Enron: cuando la contabilidad jugaba a las escondidas
Enron está en ese segundo grupo, y no solo porque se convirtiera en la metáfora perfecta de la avaricia corporativa, sino porque dejó una lección que seguimos ignorando: la cultura y la ética no se “tercerizan”.
El ascenso: de energética a estrella de Wall Street
Fundada en 1985 tras la fusión de Houston Natural Gas y InterNorth, Enron pasó de ser una empresa de gasoductos a convertirse en “la niña bonita” de Wall Street.
Se vendían como la compañía que había reinventado el negocio energético, convirtiéndolo en un mercado libre, digitalizado y “sexy” (sí, incluso el gas puede ser sexy si lo vendes bien).
En su pico, Enron estaba en la lista Fortune de las empresas más admiradas de EE. UU., sus acciones eran de las más recomendadas, y Jeff Skilling y Kenneth Lay (CEO y fundador) eran tratados como rockstars corporativos.
El truco de magia
La gran “innovación” de Enron fue usar prácticas contables creativas léase, cocinar los libros para ocultar deudas y sobrevalorar ingresos.
La más famosa: el mark-to-market accounting, una técnica que, bien usada, reconoce ingresos futuros en el presente… pero mal usada (como lo hizo Enron), convierte proyecciones optimistas en beneficios ficticios.
Resultado: informes financieros llenos de ganancias que no existían y deuda escondida en entidades fuera de balance (Special Purpose Entities).
Era como anunciar que vendiste el estadio antes de construirlo… y gastar el dinero imaginario.
La cultura que encendió la mecha
Más allá de la ingeniería financiera, el verdadero problema era cultural.
Enron promovía una mentalidad de “ganar a cualquier costo”.
Tenían un sistema interno de evaluación llamado Rank and Yank: cada año despedían al 15 % con peor desempeño, sin importar contexto ni potencial.

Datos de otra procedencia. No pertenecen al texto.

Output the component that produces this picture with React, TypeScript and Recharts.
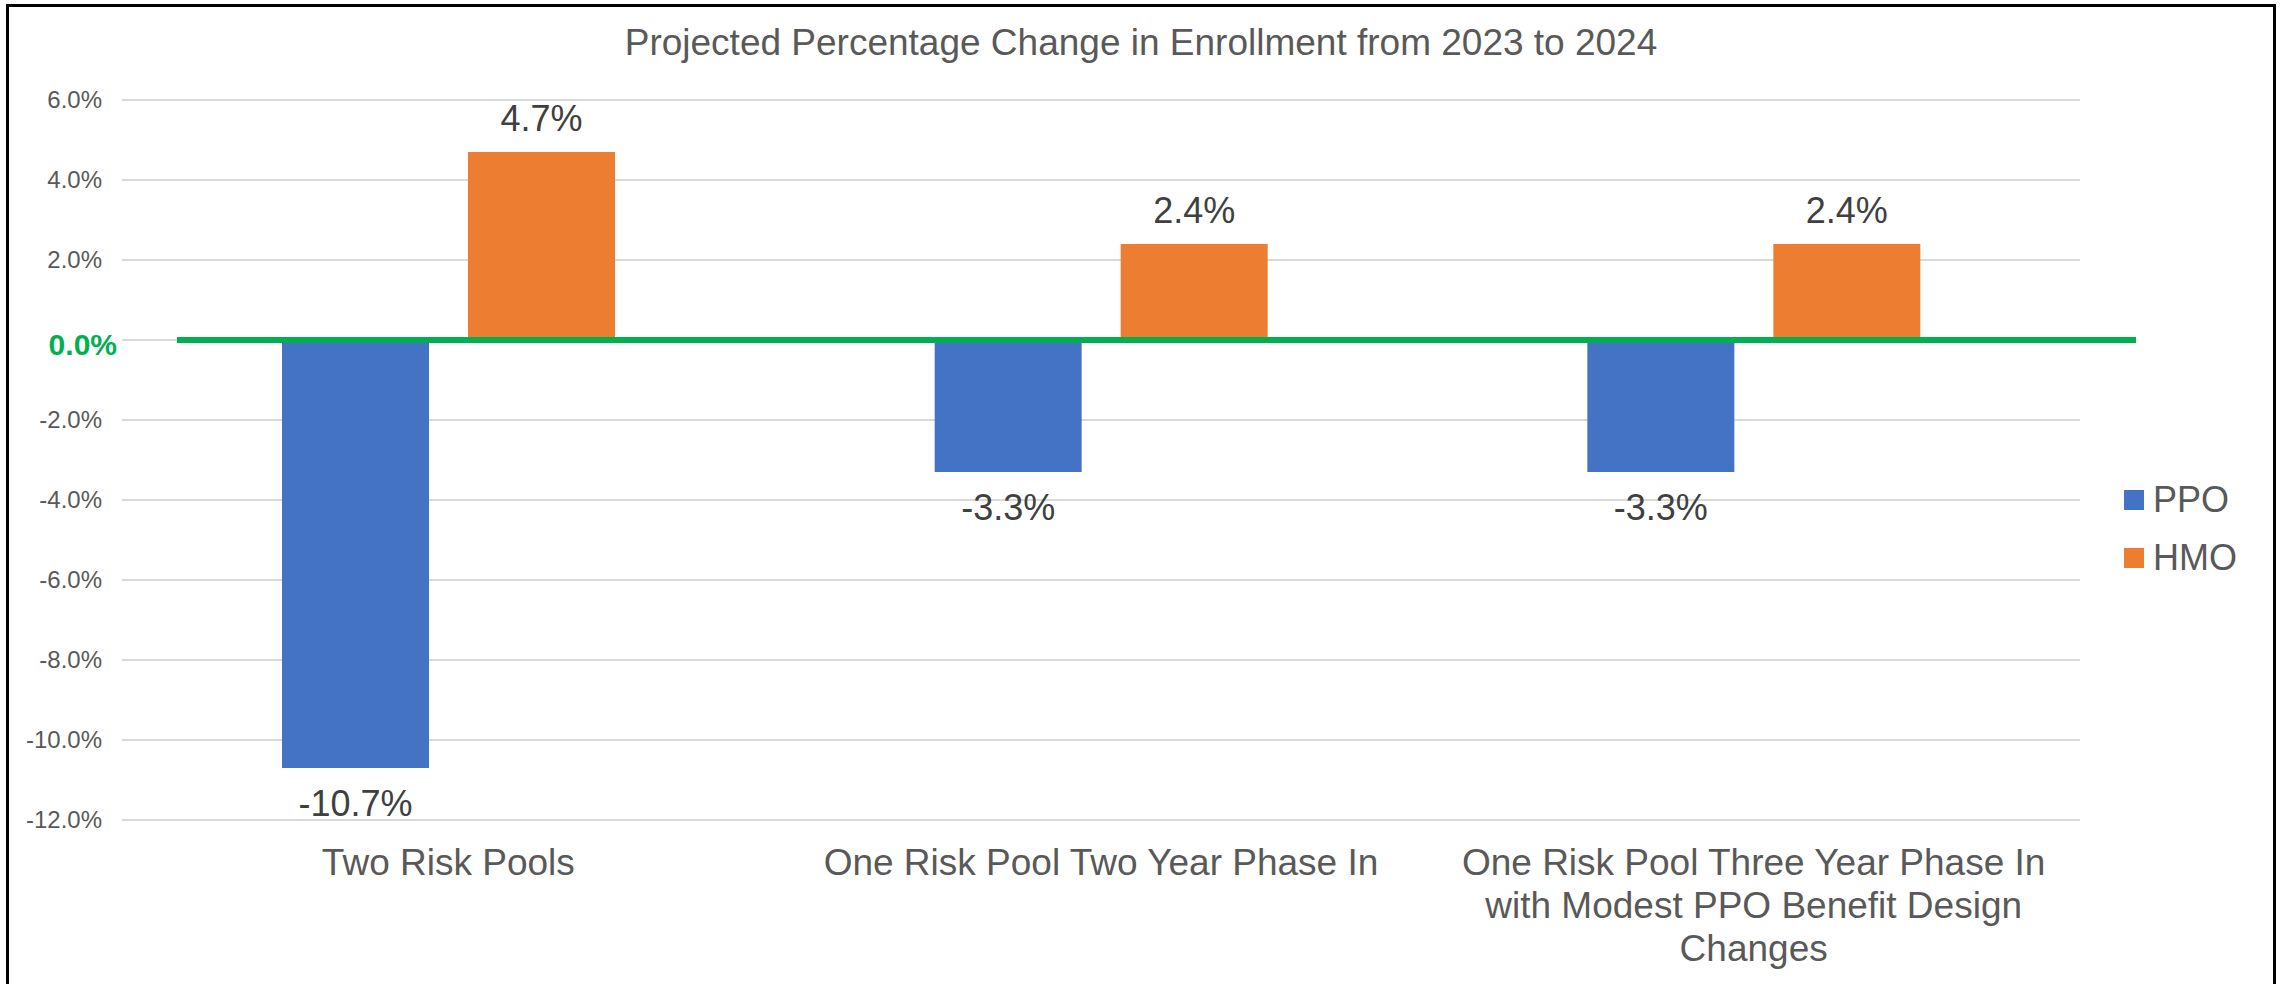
import React from "react";
import { BarChart, Bar, XAxis, YAxis, CartesianGrid, ReferenceLine, LabelList } from "recharts";

const CATEGORIES = [
  "Two Risk Pools",
  "One Risk Pool Two Year Phase In",
  "One Risk Pool Three Year Phase In\nwith Modest PPO Benefit Design\nChanges",
];
const PPO_VALUES = [-10.7, -3.3, -3.3];
const HMO_VALUES = [4.7, 2.4, 2.4];
const Y_TICKS = [-12, -10, -8, -6, -4, -2, 0, 2, 4, 6];

const SERIES = [
  { key: "PPO", color: "#4472C4" },
  { key: "HMO", color: "#ED7D31" },
];

const GREEN = "#00B050";
const TEXT = "#595959";
const LABEL_TEXT = "#404040";
const FONT = "'Liberation Sans', Arial, sans-serif";

const data = CATEGORIES.map((name, i) => ({ name, PPO: PPO_VALUES[i], HMO: HMO_VALUES[i] }));

const fmt = (v: number) => `${v.toFixed(1)}%`;

const YTick = (props: any) => {
  const { x, y, payload } = props;
  const zero = payload.value === 0;
  return (
    <text
      x={zero ? x + 15 : x}
      y={y}
      dy={zero ? 15 : 8}
      textAnchor="end"
      fill={zero ? GREEN : TEXT}
      fontSize={zero ? 30 : 24}
      fontWeight={zero ? 700 : 400}
      fontFamily={FONT}
    >
      {fmt(payload.value)}
    </text>
  );
};

const XTick = (props: any) => {
  const { x, y, payload } = props;
  const lines = String(payload.value).split("\n");
  return (
    <text x={x} y={y} textAnchor="middle" fill={TEXT} fontSize={37} fontFamily={FONT}>
      {lines.map((l, i) => (
        <tspan key={i} x={x} y={y + 55 + i * 43}>
          {l}
        </tspan>
      ))}
    </text>
  );
};

const BarLabel = (props: any) => {
  const { x, y, width, height, value } = props;
  const top = Math.min(y, y + height);
  const bottom = Math.max(y, y + height);
  const ty = value >= 0 ? top - 21 : bottom + 48;
  return (
    <text x={x + width / 2} y={ty} textAnchor="middle" fill={LABEL_TEXT} fontSize={36} fontFamily={FONT}>
      {fmt(value)}
    </text>
  );
};

// zero line is wider than the plot area in the original
const ZeroLine = (props: any) => {
  const { x1, y1, x2, y2 } = props;
  return <line x1={x1 + 55} y1={y1} x2={x2 + 56} y2={y2} stroke={GREEN} strokeWidth={6} />;
};

export default function App() {
  return (
    <div style={{ position: "relative", width: 2285, height: 984, overflow: "hidden", background: "#fff" }}>
      <style>{"body{margin:0}"}</style>
      <div
        style={{
          position: "absolute",
          left: 6,
          top: 4,
          width: 2270,
          height: 1000,
          border: "3px solid #000",
          boxSizing: "border-box",
          pointerEvents: "none",
        }}
      />
      <div
        style={{
          position: "absolute",
          left: 0,
          top: 22,
          width: 2285,
          fontFamily: FONT,
          fontSize: 37,
          color: TEXT,
        }}
      >
        <span style={{ position: "absolute", left: 1141, transform: "translateX(-50%)", whiteSpace: "nowrap" }}>
          Projected Percentage Change in Enrollment from 2023 to 2024
        </span>
      </div>
      <BarChart
        width={2285}
        height={984}
        data={data}
        margin={{ top: 100, right: 205, bottom: 14, left: 0 }}
        barGap={39}
        barSize={147}
      >
        <CartesianGrid vertical={false} stroke="#D9D9D9" strokeWidth={2} />
        <XAxis dataKey="name" axisLine={false} tickLine={false} tickSize={0} tickMargin={0} height={150} tick={<XTick />} interval={0} />
        <YAxis
          type="number"
          domain={[-12, 6]}
          ticks={Y_TICKS}
          width={122}
          axisLine={false}
          tickLine={false}
          tickSize={0}
          tickMargin={20}
          tick={<YTick />}
          interval={0}
        />
        {SERIES.map((s) => (
          <Bar key={s.key} dataKey={s.key} fill={s.color} isAnimationActive={false}>
            <LabelList dataKey={s.key} content={<BarLabel />} />
          </Bar>
        ))}
        <ReferenceLine y={0} shape={<ZeroLine />} ifOverflow="visible" />
      </BarChart>
      <div style={{ position: "absolute", left: 2124, top: 471, fontFamily: FONT, fontSize: 36, color: TEXT }}>
        {SERIES.map((s) => (
          <div key={s.key} style={{ display: "flex", alignItems: "center", height: 58 }}>
            <span style={{ display: "inline-block", width: 20, height: 20, background: s.color, marginRight: 9 }} />
            <span>{s.key}</span>
          </div>
        ))}
      </div>
    </div>
  );
}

Esto fomentaba la competencia tóxica, el silencio ante irregularidades y una aversión total a decir “esto no está bien”.
Según un informe del Senado de EE. UU., la cultura interna celebraba la toma de riesgos extremos y la maximización de ganancias trimestrales, mientras minimizaba la transparencia.

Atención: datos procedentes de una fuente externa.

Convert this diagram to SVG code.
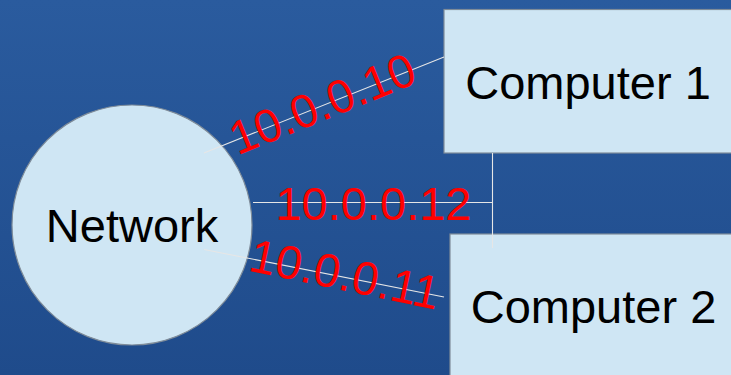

Básicamente, era un club de traders con el ego de Silicon Valley… y la ética de un vendedor de carros usados de los 80.
La caída
En 2001, el castillo de naipes se vino abajo.
Unas cuantas investigaciones periodísticas (The Wall Street Journal) y la presión de analistas empezaron a destapar la deuda oculta y las prácticas cuestionables.
En diciembre de ese año, Enron se declaró en bancarrota: fue, en su momento, la mayor quiebra corporativa en la historia de EE. UU.
Las acciones pasaron de valer más de $90 a menos de $1 en meses.
Miles de empleados perdieron su trabajo y sus ahorros de pensión (que, por política interna, estaban invertidos en acciones de Enron).
Los altos ejecutivos, por su parte, habían vendido sus paquetes accionarios a tiempo.
El legado… y el cadáver corporativo que sigue oliendo
El escándalo impulsó reformas como la Ley Sarbanes–Oxley (2002), que endureció las reglas de auditoría y responsabilidad corporativa.
También marcó el fin de Arthur Andersen, una de las “Big Five” de auditoría, que colapsó tras ser implicada en la destrucción de documentos.
Pero la lección más grande es esta: los números pueden mentir si la cultura lo permite.
Puedes tener al mejor CFO, a los analistas más creativos y al consejo más elegante… y aun así hundir la empresa si las decisiones se premian por impacto a corto plazo y no por sostenibilidad real.
En fin… :
Enron no cayó por falta de talento, cayó por exceso de talento mal enfocado.
La ambición no es mala; la ambición sin ética es como un Ferrari sin frenos: emocionante… hasta que te estampas.
La cultura de “ganar siempre” suena inspiradora en frases motivacionales, pero en la práctica genera un ecosistema donde el riesgo y la opacidad se convierten en norma.